# SET TASK:
From the records below, copy every line that contains the word "this".

# EXTRACTED DATA:

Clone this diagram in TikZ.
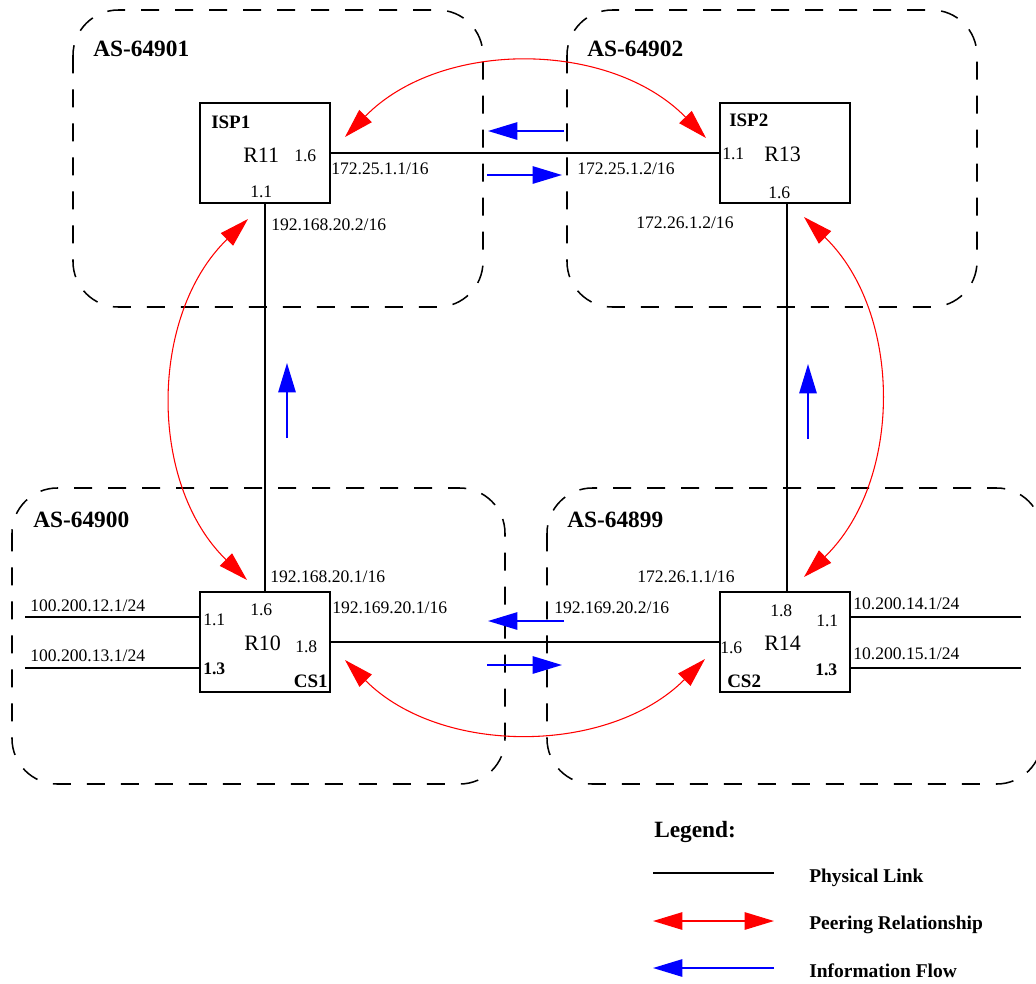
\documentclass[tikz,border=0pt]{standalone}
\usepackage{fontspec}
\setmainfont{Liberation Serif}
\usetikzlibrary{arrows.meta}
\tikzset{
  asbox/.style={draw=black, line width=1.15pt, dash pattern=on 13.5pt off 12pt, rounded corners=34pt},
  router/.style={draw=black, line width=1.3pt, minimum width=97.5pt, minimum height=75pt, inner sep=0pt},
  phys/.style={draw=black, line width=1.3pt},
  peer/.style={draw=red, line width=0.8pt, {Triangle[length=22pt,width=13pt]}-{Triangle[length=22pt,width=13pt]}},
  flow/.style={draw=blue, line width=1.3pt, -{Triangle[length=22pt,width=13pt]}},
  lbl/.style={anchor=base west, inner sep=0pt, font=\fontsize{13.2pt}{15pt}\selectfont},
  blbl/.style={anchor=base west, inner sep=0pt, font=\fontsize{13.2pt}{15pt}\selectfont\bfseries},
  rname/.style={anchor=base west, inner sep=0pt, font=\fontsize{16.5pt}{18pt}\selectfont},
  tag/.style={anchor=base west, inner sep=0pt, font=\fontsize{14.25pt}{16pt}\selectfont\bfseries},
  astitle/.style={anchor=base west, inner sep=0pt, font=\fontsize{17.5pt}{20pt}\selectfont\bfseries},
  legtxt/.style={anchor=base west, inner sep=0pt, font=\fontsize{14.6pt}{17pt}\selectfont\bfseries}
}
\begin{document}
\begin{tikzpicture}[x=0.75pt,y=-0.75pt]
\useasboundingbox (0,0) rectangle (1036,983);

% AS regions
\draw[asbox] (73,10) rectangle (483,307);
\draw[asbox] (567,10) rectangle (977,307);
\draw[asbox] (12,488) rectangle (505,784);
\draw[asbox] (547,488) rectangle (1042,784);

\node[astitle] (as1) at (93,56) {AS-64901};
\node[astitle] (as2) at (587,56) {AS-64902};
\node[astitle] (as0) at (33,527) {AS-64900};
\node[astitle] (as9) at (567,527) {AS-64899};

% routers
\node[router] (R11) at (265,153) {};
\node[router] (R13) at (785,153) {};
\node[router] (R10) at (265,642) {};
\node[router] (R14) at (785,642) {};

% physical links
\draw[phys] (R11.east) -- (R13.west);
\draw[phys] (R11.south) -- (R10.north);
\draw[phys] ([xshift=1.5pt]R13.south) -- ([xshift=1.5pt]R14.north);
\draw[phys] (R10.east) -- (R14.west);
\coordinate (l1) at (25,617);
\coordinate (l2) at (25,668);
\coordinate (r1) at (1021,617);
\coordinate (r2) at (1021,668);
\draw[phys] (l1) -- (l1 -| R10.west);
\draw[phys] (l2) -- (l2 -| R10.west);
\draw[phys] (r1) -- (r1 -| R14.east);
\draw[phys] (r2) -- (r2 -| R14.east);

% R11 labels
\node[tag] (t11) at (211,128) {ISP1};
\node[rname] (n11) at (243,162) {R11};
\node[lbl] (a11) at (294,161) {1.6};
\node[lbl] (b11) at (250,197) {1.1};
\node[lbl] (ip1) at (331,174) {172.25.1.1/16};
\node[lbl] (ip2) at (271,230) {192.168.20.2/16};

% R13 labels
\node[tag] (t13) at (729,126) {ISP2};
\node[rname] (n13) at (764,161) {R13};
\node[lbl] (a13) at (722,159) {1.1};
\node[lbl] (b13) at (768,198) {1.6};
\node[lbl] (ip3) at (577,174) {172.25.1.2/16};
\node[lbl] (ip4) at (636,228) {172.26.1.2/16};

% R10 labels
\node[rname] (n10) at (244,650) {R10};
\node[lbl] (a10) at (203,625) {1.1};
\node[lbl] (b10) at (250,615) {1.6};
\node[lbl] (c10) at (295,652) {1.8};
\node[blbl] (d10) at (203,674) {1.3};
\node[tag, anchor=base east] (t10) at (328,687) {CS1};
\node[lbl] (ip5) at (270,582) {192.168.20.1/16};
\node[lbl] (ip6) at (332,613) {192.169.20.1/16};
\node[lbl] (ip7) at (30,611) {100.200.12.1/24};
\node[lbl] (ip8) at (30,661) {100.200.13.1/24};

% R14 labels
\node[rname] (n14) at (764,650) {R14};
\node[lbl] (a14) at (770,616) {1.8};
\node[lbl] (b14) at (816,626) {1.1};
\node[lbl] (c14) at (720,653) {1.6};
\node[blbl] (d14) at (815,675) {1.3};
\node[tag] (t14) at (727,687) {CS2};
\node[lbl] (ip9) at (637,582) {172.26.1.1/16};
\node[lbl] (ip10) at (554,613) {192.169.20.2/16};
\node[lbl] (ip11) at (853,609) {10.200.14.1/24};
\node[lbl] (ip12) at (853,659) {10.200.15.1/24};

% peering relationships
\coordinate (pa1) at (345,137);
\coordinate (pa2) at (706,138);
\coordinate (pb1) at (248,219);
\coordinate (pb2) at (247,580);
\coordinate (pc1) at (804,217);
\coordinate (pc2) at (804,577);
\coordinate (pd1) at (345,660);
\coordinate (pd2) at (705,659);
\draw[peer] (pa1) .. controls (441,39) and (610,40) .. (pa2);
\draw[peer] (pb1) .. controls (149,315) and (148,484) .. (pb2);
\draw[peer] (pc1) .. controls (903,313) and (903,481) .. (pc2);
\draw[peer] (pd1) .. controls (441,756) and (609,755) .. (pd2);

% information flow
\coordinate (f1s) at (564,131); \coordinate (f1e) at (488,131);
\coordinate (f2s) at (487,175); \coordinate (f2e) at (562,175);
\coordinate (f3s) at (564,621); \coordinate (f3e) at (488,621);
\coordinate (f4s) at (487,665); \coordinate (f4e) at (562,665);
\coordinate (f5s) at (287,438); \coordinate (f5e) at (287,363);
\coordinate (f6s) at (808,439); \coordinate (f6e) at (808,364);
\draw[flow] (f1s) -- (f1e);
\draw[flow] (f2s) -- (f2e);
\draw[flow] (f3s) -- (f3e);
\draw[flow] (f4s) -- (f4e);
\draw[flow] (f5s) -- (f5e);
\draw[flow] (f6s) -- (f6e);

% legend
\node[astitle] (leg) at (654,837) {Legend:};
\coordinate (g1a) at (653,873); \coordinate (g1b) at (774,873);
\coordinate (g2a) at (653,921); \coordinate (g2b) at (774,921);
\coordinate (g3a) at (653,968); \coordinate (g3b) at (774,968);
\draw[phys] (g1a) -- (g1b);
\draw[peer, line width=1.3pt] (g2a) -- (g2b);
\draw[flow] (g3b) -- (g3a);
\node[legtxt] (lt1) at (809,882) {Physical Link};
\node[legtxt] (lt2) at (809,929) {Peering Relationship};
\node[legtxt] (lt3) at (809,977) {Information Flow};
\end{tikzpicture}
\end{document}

--

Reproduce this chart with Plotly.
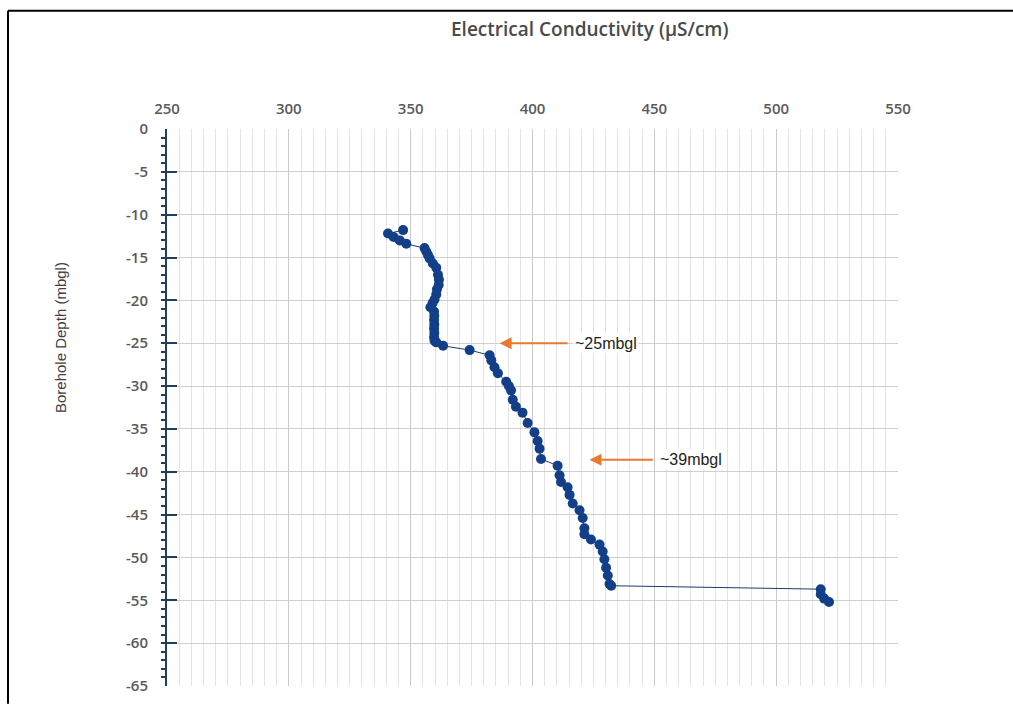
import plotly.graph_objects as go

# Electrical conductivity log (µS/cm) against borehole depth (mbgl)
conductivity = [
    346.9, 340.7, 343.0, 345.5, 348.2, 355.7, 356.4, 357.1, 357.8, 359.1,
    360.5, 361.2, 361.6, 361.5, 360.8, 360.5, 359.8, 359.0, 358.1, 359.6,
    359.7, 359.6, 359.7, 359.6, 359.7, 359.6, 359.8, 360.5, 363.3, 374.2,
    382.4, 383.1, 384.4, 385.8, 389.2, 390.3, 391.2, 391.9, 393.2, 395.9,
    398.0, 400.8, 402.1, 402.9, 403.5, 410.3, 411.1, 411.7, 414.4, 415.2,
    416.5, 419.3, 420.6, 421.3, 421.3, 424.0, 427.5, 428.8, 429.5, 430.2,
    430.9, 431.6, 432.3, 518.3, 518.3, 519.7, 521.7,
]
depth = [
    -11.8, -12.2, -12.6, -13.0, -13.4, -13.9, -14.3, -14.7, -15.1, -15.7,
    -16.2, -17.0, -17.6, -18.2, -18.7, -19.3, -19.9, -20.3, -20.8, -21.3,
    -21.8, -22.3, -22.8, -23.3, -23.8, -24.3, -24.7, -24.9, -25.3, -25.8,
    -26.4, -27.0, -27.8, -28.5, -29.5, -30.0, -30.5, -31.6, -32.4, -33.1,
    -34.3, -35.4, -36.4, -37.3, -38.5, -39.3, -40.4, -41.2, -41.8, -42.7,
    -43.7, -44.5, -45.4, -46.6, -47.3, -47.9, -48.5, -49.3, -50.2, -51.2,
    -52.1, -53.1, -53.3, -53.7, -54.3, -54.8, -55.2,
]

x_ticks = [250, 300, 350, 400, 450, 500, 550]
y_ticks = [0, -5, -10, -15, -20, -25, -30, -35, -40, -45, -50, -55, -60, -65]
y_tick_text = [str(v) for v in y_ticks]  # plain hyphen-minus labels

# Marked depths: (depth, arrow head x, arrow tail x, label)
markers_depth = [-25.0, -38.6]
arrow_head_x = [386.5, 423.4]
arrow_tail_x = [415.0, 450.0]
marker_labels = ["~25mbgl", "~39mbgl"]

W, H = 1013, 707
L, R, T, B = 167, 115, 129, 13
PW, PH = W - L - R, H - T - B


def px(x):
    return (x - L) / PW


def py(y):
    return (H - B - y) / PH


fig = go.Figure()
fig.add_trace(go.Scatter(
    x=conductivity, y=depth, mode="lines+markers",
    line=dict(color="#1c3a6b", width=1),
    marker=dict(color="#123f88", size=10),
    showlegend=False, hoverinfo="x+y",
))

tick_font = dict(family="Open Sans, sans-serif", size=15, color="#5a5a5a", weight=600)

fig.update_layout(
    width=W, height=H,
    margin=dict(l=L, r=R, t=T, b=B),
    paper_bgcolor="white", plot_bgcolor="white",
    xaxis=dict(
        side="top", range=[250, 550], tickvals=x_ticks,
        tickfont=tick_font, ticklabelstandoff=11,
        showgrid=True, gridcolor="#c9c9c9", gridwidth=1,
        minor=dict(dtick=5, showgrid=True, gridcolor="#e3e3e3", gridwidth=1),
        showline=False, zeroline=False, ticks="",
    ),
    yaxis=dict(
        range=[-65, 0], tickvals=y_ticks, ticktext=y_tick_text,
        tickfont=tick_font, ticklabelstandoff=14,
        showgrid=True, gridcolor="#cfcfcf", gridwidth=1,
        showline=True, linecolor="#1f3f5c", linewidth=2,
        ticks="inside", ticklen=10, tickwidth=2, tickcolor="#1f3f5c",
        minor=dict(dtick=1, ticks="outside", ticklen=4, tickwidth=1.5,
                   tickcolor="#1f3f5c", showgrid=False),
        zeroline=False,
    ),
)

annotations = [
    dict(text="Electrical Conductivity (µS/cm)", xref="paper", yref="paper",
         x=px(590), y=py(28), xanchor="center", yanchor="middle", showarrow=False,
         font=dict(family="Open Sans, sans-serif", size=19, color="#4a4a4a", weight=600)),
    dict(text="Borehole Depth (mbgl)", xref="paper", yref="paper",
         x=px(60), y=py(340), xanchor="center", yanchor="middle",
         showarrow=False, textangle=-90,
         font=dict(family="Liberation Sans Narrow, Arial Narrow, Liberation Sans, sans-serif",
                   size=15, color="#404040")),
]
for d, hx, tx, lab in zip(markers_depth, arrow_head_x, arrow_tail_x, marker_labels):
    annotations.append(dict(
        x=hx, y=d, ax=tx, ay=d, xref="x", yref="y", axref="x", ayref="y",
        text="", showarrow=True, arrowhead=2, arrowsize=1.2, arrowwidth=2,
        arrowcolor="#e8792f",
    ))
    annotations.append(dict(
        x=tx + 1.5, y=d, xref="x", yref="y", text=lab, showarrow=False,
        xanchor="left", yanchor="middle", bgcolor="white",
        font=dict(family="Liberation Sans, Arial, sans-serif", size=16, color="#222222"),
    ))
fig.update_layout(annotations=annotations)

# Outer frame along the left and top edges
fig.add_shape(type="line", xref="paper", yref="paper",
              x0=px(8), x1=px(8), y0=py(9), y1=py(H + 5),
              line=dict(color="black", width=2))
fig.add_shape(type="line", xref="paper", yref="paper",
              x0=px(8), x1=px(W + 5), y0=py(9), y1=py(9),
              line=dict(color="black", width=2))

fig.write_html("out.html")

* * *

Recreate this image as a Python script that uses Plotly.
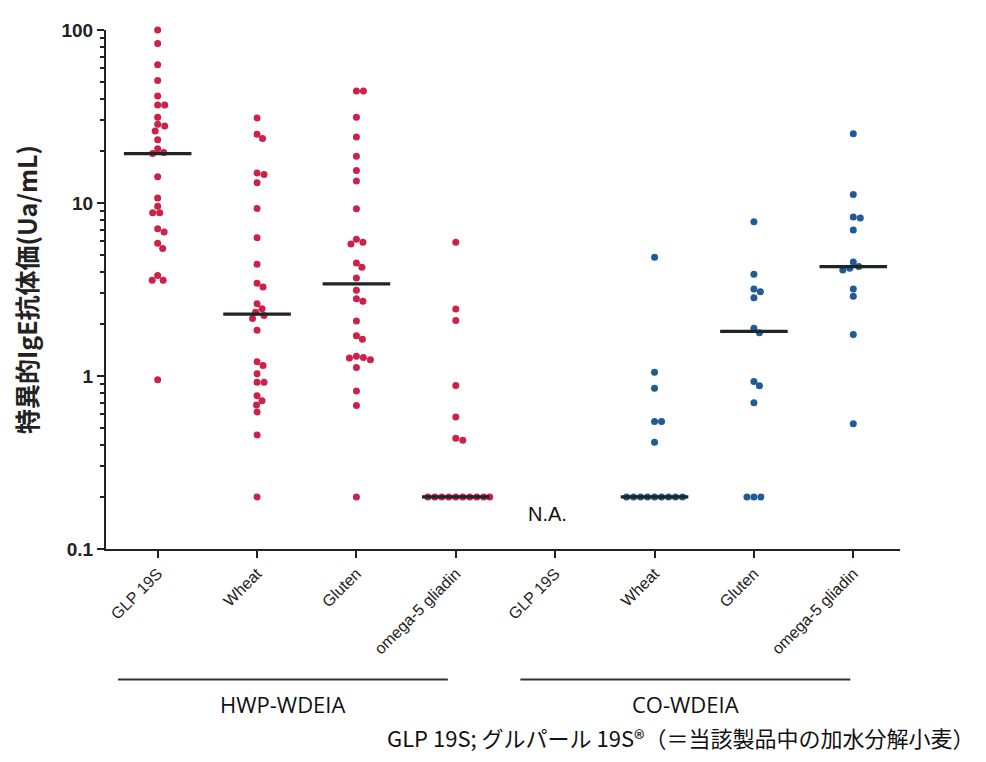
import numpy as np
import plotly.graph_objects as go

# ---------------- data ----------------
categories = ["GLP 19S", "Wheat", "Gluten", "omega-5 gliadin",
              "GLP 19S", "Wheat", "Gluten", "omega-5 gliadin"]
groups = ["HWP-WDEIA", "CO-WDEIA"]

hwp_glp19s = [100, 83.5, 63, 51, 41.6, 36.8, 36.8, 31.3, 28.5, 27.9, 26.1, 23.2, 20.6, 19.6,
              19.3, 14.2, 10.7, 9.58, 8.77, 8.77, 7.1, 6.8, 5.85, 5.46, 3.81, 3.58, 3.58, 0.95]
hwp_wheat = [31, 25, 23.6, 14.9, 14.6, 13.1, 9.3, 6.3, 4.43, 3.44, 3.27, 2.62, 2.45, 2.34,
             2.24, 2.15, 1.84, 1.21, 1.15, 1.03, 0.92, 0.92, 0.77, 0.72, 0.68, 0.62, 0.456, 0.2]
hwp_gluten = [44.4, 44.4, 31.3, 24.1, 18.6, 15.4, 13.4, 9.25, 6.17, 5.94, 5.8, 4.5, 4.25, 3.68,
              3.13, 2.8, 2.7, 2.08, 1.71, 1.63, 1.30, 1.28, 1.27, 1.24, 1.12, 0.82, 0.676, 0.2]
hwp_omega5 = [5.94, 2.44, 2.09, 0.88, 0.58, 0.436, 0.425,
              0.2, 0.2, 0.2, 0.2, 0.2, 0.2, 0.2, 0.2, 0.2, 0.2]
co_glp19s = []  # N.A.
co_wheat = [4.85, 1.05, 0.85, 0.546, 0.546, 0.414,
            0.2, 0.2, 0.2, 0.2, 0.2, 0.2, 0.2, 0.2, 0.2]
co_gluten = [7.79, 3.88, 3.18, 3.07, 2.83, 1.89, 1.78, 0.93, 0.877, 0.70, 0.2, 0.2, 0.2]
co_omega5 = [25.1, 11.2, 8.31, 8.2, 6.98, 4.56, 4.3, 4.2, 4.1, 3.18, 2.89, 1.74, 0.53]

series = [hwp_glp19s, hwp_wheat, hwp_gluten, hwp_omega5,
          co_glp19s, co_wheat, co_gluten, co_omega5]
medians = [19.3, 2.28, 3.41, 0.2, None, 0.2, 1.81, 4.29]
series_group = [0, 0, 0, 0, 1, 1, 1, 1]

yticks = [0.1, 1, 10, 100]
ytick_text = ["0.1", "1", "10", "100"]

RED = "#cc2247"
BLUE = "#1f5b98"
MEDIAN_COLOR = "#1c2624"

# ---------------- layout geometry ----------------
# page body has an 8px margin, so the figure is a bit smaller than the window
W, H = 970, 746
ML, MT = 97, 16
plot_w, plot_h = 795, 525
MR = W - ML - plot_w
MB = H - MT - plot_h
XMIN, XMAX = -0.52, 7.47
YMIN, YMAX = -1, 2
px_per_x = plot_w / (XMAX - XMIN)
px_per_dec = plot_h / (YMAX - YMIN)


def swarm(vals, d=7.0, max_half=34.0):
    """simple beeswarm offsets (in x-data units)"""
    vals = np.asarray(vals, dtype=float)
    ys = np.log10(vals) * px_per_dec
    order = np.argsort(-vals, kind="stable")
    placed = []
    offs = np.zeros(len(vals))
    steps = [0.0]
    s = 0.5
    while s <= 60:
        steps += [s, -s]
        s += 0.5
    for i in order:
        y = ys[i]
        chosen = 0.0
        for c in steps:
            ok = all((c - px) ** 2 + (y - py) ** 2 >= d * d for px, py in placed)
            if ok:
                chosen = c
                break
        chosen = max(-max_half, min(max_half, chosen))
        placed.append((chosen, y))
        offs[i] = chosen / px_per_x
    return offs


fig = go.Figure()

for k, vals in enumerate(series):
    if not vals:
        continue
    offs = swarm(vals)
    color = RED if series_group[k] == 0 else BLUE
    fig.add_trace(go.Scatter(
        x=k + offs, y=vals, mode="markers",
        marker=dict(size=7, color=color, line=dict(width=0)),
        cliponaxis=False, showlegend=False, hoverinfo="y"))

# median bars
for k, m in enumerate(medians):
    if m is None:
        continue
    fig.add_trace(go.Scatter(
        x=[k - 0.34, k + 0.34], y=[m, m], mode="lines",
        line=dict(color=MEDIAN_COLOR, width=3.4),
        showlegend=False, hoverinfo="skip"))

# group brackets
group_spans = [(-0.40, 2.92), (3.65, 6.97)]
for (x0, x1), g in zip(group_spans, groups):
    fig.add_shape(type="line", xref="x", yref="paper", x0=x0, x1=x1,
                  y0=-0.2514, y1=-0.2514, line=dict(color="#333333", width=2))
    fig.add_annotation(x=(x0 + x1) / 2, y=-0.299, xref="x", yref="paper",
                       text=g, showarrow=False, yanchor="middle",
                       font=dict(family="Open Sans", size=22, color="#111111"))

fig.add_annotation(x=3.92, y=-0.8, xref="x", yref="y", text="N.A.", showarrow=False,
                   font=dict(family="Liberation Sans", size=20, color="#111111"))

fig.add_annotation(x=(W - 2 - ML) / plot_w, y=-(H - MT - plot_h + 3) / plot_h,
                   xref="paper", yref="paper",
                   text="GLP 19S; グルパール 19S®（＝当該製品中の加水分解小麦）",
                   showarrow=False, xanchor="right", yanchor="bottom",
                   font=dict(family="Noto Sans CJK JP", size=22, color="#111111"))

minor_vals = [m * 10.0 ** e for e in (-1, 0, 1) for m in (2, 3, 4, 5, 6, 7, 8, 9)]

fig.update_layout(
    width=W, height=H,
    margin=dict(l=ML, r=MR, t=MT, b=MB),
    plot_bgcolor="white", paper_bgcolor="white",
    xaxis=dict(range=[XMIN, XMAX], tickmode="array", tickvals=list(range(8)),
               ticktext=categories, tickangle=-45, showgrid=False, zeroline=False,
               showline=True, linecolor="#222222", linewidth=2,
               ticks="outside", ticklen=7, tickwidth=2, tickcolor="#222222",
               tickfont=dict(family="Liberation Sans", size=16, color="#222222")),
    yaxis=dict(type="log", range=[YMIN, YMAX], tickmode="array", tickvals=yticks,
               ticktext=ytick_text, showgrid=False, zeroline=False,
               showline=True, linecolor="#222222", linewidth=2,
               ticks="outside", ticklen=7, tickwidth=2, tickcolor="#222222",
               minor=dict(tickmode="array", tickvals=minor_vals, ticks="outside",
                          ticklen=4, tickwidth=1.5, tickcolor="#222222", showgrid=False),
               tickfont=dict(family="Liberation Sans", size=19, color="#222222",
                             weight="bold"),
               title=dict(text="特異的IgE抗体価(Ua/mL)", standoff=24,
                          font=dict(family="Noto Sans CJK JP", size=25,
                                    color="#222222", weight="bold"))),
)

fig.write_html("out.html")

# FULL RESPONSE:
Clone this diagram in TikZ.
Reproduce this chart with Plotly.
Recreate this image as a Python script that uses Plotly.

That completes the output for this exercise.